As of about 1p today, when I handed the copies into the Exam Schools, I officially finished with the writing part … all this is left now is to have my viva and make any needed corrections. For those who are interested, here is the title and official abstract:
Science collection, exhibition, and display in public museums in Britain from World War Two through the 1960s
Science and technology is regularly featured on radio, in newspapers, and on television, but most people only get firsthand exposure to ‘cutting-edge’ technologies in museums and other exhibitions. During this period, the Science Museum was the only permanent national presentation of science and technology. Thus, it is important to acknowledge the Museum’s history and the socio-political framework in which it operated. Understanding the delays in the Museum’s physical development is critical, as is understanding the gradual changes in the Museum’s educational provision, audience, and purpose. While the Museum was the main national exhibition space, the Festival of Britain in 1951 also provided a platform for the presentation of science and technology and was a statement of Britain’s place within the new post-War world.
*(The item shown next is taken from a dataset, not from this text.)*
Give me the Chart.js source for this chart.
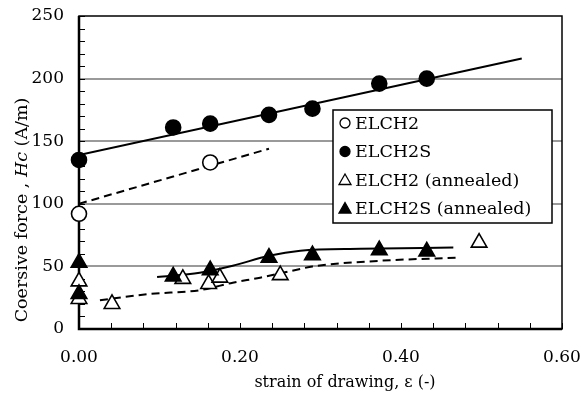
<!DOCTYPE html>
<html>
<head>
<meta charset="utf-8">
<script src="https://cdn.jsdelivr.net/npm/chart.js@4"></script>
<style>
  html, body { margin: 0; padding: 0; background: #fff; }
  #wrap { width: 582px; height: 396px; }
</style>
</head>
<body>
<div id="wrap"><canvas id="myChart" width="582" height="396"></canvas></div>
<script>
// measured points
const elch2X = [0, 0.163];
const elch2Y = [92, 133];
const elch2sX = [0, 0.117, 0.163, 0.236, 0.29, 0.373, 0.432];
const elch2sY = [135, 161, 164, 171, 176, 196, 200];
const annealX = [0, 0, 0.041, 0.129, 0.161, 0.175, 0.25, 0.497];
const annealY = [38, 24, 20, 40, 36, 41, 43, 69];
const annealSX = [0, 0, 0.117, 0.163, 0.236, 0.29, 0.373, 0.432];
const annealSY = [53, 28, 42, 47, 57, 59, 63, 62];

// fitted trend lines
const fitSX = [0, 0.55];
const fitSY = [139, 216];
const fitX = [0, 0.236];
const fitY = [100, 144];
const fitAnnealSX = [0.097, 0.15, 0.191, 0.236, 0.275, 0.35, 0.465];
const fitAnnealSY = [41.5, 45, 50.5, 58.5, 62.5, 64, 65];
const fitAnnealX = [0.026, 0.088, 0.15, 0.191, 0.225, 0.275, 0.29, 0.374, 0.473];
const fitAnnealY = [23, 28, 31, 37, 41, 48, 50, 54.5, 57];

const seriesNames = ["ELCH2", "ELCH2S", "ELCH2 (annealed)", "ELCH2S (annealed)"];
const xTicks = [0, 0.2, 0.4, 0.6];

const SERIF = "'DejaVu Serif', serif";

function pts(xs, ys) {
  return xs.map((x, i) => ({ x: x, y: ys[i] }));
}

function marks(label, xs, ys, style, filled, order) {
  return {
    label: label,
    data: pts(xs, ys),
    showLine: false,
    clip: false,
    pointStyle: style,
    pointRadius: style === "triangle" ? 9 : 7.5,
    pointBackgroundColor: filled ? "#000" : "#fff",
    pointBorderColor: "#000",
    pointBorderWidth: 1.6,
    order: order,
  };
}

function fit(xs, ys, dashed) {
  return {
    label: "",
    data: pts(xs, ys),
    showLine: true,
    pointRadius: 0,
    borderColor: "#000",
    borderWidth: 2,
    borderDash: dashed ? [8, 5] : [],
    tension: 0.4,
    cubicInterpolationMode: "monotone",
    order: 10,
  };
}

// keep the plot box exactly where the layout padding puts it
function noOverflow(s) {
  s.paddingTop = 0;
  s.paddingBottom = 0;
  s.paddingLeft = 0;
  s.paddingRight = 0;
}

// frame, inward ticks, axis titles and boxed legend
const decor = {
  id: "decor",
  beforeDatasetsDraw(chart) {
    const { ctx, chartArea: a, scales } = chart;
    ctx.save();
    ctx.strokeStyle = "#000";
    ctx.lineWidth = 1;
    ctx.beginPath();
    scales.y.ticks.forEach((t) => {
      const py = Math.round(scales.y.getPixelForValue(t.value)) + 0.5;
      ctx.moveTo(a.left, py);
      ctx.lineTo(a.left + 6, py);
    });
    scales.x.ticks.forEach((t) => {
      const px = Math.round(scales.x.getPixelForValue(t.value)) + 0.5;
      ctx.moveTo(px, a.bottom);
      ctx.lineTo(px, a.bottom - 6);
    });
    ctx.stroke();

    ctx.lineWidth = 1.5;
    ctx.strokeRect(a.left, a.top, a.right - a.left, a.bottom - a.top);
    ctx.lineWidth = 2.5;
    ctx.beginPath();
    ctx.moveTo(a.left, a.top);
    ctx.lineTo(a.left, a.bottom);
    ctx.lineTo(a.right, a.bottom);
    ctx.stroke();
    ctx.restore();
  },
  afterDatasetsDraw(chart) {
    const { ctx, chartArea: a } = chart;
    ctx.save();

    // legend
    const lw = 219, lh = 113;
    const lx = a.right - 10 - lw, ly = a.top + 94;
    ctx.fillStyle = "#fff";
    ctx.fillRect(lx, ly, lw, lh);
    ctx.strokeStyle = "#000";
    ctx.lineWidth = 1.5;
    ctx.strokeRect(lx, ly, lw, lh);
    ctx.font = "17.5px " + SERIF;
    ctx.textBaseline = "middle";
    ctx.textAlign = "left";
    const shown = chart.data.datasets.filter((d) => d.label);
    shown.forEach((d, i) => {
      const cy = ly + 13 + i * 28.5;
      const cx = lx + 12;
      ctx.fillStyle = d.pointBackgroundColor;
      ctx.lineWidth = 1.3;
      ctx.beginPath();
      if (d.pointStyle === "triangle") {
        ctx.moveTo(cx, cy - 6);
        ctx.lineTo(cx + 6, cy + 4.5);
        ctx.lineTo(cx - 6, cy + 4.5);
        ctx.closePath();
      } else {
        ctx.arc(cx, cy, 5, 0, Math.PI * 2);
      }
      ctx.fill();
      ctx.stroke();
      ctx.fillStyle = "#000";
      ctx.fillText(d.label, cx + 10, cy + 1);
    });

    // x title
    ctx.textAlign = "center";
    ctx.font = "16px " + SERIF;
    ctx.fillText("strain of drawing, \u03b5 (-)", 345, 383);

    // y title with italic Hc
    const parts = [
      ["Coersive force , ", "17.5px " + SERIF],
      ["Hc", "italic 17.5px " + SERIF],
      [" (A/m)", "17.5px " + SERIF],
    ];
    let total = 0;
    parts.forEach((p) => { ctx.font = p[1]; total += ctx.measureText(p[0]).width; });
    ctx.translate(22, 210);
    ctx.rotate(-Math.PI / 2);
    ctx.textAlign = "left";
    let off = -total / 2;
    parts.forEach((p) => {
      ctx.font = p[1];
      ctx.fillText(p[0], off, 0);
      off += ctx.measureText(p[0]).width;
    });
    ctx.restore();
  },
};

new Chart(document.getElementById("myChart"), {
  type: "scatter",
  data: {
    datasets: [
      marks(seriesNames[0], elch2X, elch2Y, "circle", false, 2),
      marks(seriesNames[1], elch2sX, elch2sY, "circle", true, 2),
      marks(seriesNames[2], annealX, annealY, "triangle", false, 1),
      marks(seriesNames[3], annealSX, annealSY, "triangle", true, 0),
      fit(fitSX, fitSY, false),
      fit(fitX, fitY, true),
      fit(fitAnnealSX, fitAnnealSY, false),
      fit(fitAnnealX, fitAnnealY, true),
    ],
  },
  options: {
    responsive: false,
    animation: false,
    layout: { padding: { top: 16, right: 20, left: 0, bottom: 0 } },
    plugins: { legend: { display: false }, tooltip: { enabled: false } },
    scales: {
      x: {
        type: "linear",
        min: 0,
        max: 0.6,
        afterFit: (s) => { s.height = 67; noOverflow(s); },
        ticks: {
          stepSize: 0.04,
          autoSkip: false,
          maxRotation: 0,
          padding: 18,
          color: "#000",
          font: { family: SERIF, size: 17 },
          callback: (v) => {
            const hit = xTicks.find((t) => Math.abs(t - v) < 1e-6);
            return hit === undefined ? "" : hit.toFixed(2);
          },
        },
        grid: { display: false, drawTicks: false },
        border: { display: false },
      },
      y: {
        min: 0,
        max: 250,
        afterFit: (s) => { s.width = 79; noOverflow(s); },
        ticks: {
          stepSize: 10,
          autoSkip: false,
          padding: 15,
          color: "#000",
          font: { family: SERIF, size: 17 },
          callback: (v) => (v % 50 === 0 ? v : ""),
        },
        grid: {
          drawTicks: false,
          lineWidth: 2,
          color: (c) => {
            const v = c.tick ? c.tick.value : 0;
            return v % 50 === 0 && v > 0 && v < 250 ? "#9a9a9a" : "rgba(0,0,0,0)";
          },
        },
        border: { display: false },
      },
    },
  },
  plugins: [decor],
});
</script>
</body>
</html>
Specifically, within its narrative, the Festival addressed the relationship between the arts and the sciences and the influence of science and technology on daily life. Another example of the presentation of science was the quest for a planetarium in London – a story that involves the Science Museum, entrepreneurs, and Madame Tussauds. Comparing the Museum’s efforts with successful planetarium schemes isolates several of the Museum’s weaknesses – for example, the lack of consistent leadership and the lack of administrative and financial freedom – that are touched on throughout the work. Since most of this history is unknown, this work provides a fundamental basis for understanding the Museum’s current position, for making connections and comparisons that can apply to similar problems at other institutions, and for learning lessons from the struggles that can, in turn, be applied to other institutions.